Reproduce, character for character, the lines below from the first through the one with "(0,0) rectangle (1073,591);". Leave pictures out.

[RECORDED INFORMATION start]

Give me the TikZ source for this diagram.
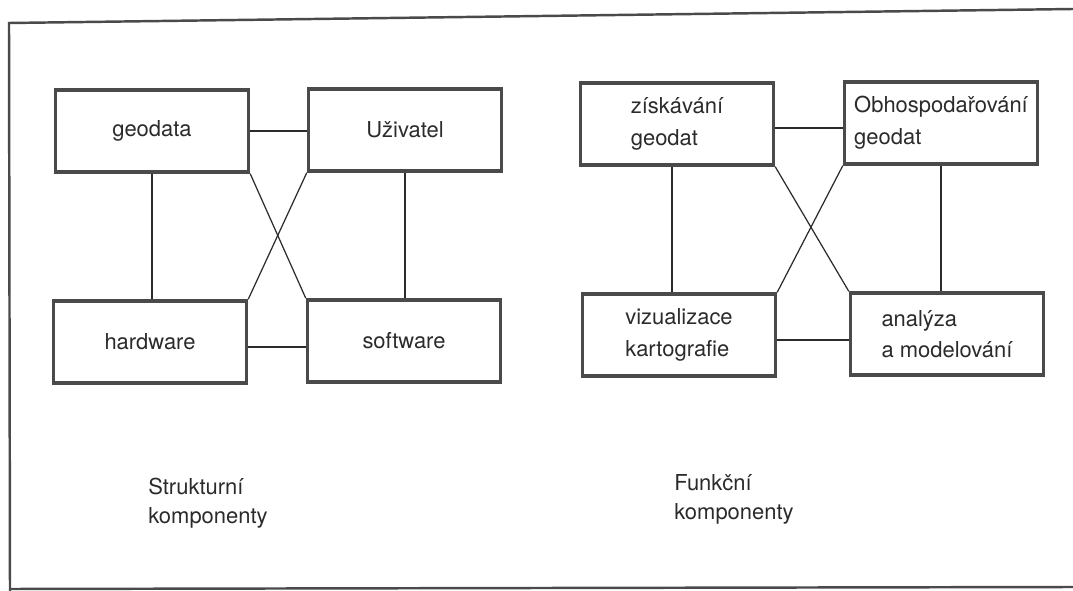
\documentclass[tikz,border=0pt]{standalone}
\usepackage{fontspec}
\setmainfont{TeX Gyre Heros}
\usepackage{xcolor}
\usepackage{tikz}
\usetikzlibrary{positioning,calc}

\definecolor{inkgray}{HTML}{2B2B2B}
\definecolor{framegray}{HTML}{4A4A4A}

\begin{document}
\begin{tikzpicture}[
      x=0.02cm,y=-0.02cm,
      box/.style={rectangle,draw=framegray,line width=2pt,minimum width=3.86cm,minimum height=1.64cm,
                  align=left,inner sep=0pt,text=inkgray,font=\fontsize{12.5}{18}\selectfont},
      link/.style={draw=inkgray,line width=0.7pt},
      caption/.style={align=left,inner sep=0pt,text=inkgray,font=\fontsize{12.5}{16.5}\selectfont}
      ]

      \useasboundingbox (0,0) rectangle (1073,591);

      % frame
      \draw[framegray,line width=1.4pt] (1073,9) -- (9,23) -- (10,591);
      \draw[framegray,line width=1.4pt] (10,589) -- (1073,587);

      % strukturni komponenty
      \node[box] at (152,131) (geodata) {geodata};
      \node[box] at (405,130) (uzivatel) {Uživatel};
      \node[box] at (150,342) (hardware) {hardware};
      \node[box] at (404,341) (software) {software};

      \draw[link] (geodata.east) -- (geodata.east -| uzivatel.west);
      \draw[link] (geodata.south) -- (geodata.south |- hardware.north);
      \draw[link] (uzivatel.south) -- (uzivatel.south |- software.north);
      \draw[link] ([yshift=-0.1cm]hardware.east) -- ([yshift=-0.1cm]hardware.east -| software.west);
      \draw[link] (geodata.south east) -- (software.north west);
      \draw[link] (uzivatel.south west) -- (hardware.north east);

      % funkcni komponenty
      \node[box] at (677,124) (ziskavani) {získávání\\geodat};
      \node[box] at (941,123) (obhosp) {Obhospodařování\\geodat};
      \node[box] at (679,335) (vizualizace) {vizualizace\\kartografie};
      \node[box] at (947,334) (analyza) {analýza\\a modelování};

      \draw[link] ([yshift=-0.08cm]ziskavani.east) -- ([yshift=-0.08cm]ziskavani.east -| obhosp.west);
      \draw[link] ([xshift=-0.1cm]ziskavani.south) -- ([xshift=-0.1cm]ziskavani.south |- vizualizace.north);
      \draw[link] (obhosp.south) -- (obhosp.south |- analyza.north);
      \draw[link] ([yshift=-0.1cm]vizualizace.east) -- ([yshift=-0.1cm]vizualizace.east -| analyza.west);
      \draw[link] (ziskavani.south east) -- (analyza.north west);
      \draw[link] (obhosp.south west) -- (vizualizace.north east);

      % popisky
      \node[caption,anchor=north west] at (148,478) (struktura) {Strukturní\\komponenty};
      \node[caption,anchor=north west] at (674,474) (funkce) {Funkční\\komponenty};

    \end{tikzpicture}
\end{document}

[RECORDED INFORMATION end]

#### RESPONSE TO THIS EXERCISE:
Give me the TikZ source for this diagram.
\documentclass[tikz,border=0pt]{standalone}
\usepackage{fontspec}
\setmainfont{TeX Gyre Heros}
\usepackage{xcolor}
\usepackage{tikz}
\usetikzlibrary{positioning,calc}

\definecolor{inkgray}{HTML}{2B2B2B}
\definecolor{framegray}{HTML}{4A4A4A}

\begin{document}
\begin{tikzpicture}[
      x=0.02cm,y=-0.02cm,
      box/.style={rectangle,draw=framegray,line width=2pt,minimum width=3.86cm,minimum height=1.64cm,
                  align=left,inner sep=0pt,text=inkgray,font=\fontsize{12.5}{18}\selectfont},
      link/.style={draw=inkgray,line width=0.7pt},
      caption/.style={align=left,inner sep=0pt,text=inkgray,font=\fontsize{12.5}{16.5}\selectfont}
      ]

      \useasboundingbox (0,0) rectangle (1073,591);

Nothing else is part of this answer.